MySQL caused a bit of a stir where I worked for the same reasons mentioned in the article. It is not always about doing the legwork, as anyone can pretty much take a few hours of research to find out licenses, variants in code and so forth.
What IS the problem however, is the fact that the GPL is a complex legal document and some companies don't want to pay the fees necessary for a small battalion of lawyers to confirm its use on a server platform or within a product. Its polar opposite the BSD license however is far easier for anyone to interpret and has a lot of legal precedence behind it.
The MySQL dual licensing issue reminds me of another project I encountered. iText PDF (http://www.itextpdf.com) is a Java open-source license that was traditionally released under the Mozilla Public License 1.1.
Oddly enough, just as their tutorials disappeared when the author of the library published a book. To which is used exclusively when asking for help in the forums, they also changed the license to the AGPL.
This seemed to be a way to force companies into buying their dual license. Apparently a lot of people used their product on a back-end servers to generate PDF invoices and so forth. By forcing the license change it meant that their changes to the code would have to be released and the viral nature of the AGPL forced the hands of many formerly legal products.
Fortunately, their MPL licensed version is only a few months older then their new code and oddly works with their Tutorial files they have hidden away in an old archive on Source forge.
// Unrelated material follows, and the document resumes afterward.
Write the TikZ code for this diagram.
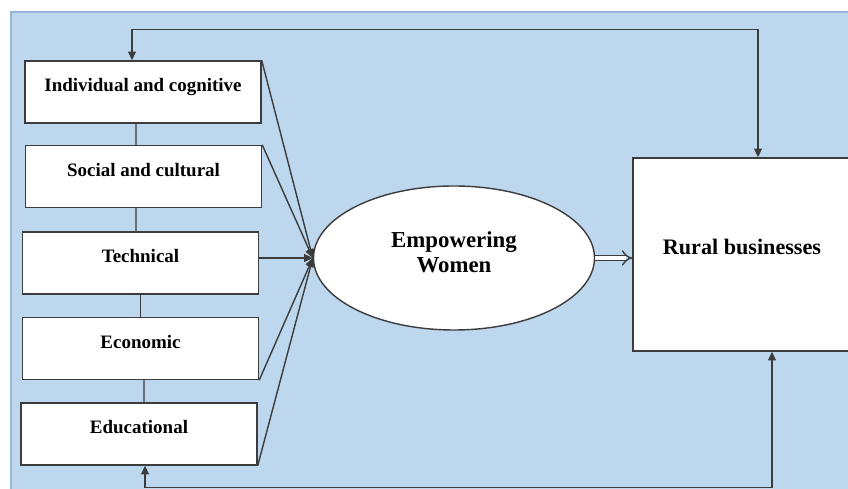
\documentclass[tikz,border=0pt]{standalone}
\usepackage{fontspec}
\setmainfont{Liberation Serif}
\usetikzlibrary{positioning,shapes.geometric,arrows.meta}

\definecolor{bgblue}{RGB}{189,215,238}
\definecolor{bgedge}{RGB}{150,182,214}
\definecolor{ink}{RGB}{60,60,60}

\tikzset{
  factor/.style={draw=ink, fill=white, line width=0.8pt, minimum width=47.2mm, minimum height=12.4mm,
    text height=7.5pt, text depth=8pt, font=\fontsize{10.8}{13}\selectfont\bfseries},
  link/.style={draw=ink, line width=0.8pt},
}

\begin{document}
\begin{tikzpicture}[x=0.2mm, y=-0.2mm, >={Triangle[length=5pt,width=4.5pt]}]
  \clip (0,0) rectangle (848,489);
  % background
  \fill[bgblue] (11,12) rectangle (848,489);
  \draw[bgedge, line width=0.8pt] (11,489) -- (11,12) -- (848,12);
  % factors
  \foreach \n/\x/\y/\t in {ind/143/92/Individual and cognitive, soc/143.5/176.5/Social and cultural,
      tec/140.5/263/Technical, eco/140.5/348.5/Economic, edu/139/434/Educational} {
    \node[factor] (\n) at (\x,\y) {\t};
  };
  \node[ellipse, draw=ink, fill=white, line width=0.8pt, minimum width=56.2mm, minimum height=28.8mm,
    align=center, font=\fontsize{13}{14.7}\selectfont\bfseries] (emp) at (454,258) {Empowering\\Women\\[-8pt]\mbox{}};
  \node[draw=ink, fill=white, line width=0.8pt, minimum width=43.6mm, minimum height=38.6mm,
    text height=8pt, text depth=8pt, font=\fontsize{12.6}{15}\selectfont\bfseries] (rural) at (742,254.5) {Rural businesses};
  % separator
  \foreach \a/\b/\s/\e in {ind/soc/-1.4mm/-1.5mm, soc/tec/-1.5mm/-0.9mm, tec/eco/0mm/0mm, eco/edu/0.7mm/1mm} {
    \draw[link] ([xshift=\s]\a.south) -- ([xshift=\e]\b.north);
  };
  % arrow
  \foreach \p in {ind.north east, soc.north east, tec.east |- emp.west, eco.south east, edu.south east} {
    \draw[link, ->] (\p) -- (emp.west);
  };
  \draw[link, double, double distance=2.2pt, -{Implies}] (emp.east) -- (emp.east -| rural.west);
  \draw[link, <->] ([xshift=-2.2mm]ind.north) -- ++(0,-31) -| ([xshift=3.2mm]rural.north);
  \draw[link, <->] ([xshift=1.2mm]edu.south) -- ++(0,22) -| ([xshift=6mm]rural.south);
\end{tikzpicture}
\end{document}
Not that myself or my organization was opposed to licensing legally. However when you have a small, no fee, in house product being distributed within your organization and they are looking for 100$ US or more per instance for licensing fees, it rather makes it a hard pill to swallow.
MySQL had the same problem some of their fees seemed to range in the 300$ US per instance depending on the type of licensing involved and overhead of the company you used to get them. Some individuals at our organization recalls getting Oracle licenses for that price!
In a way, are these open source products or are they simply using the moniker as a way to attract people and force them into costly solutions?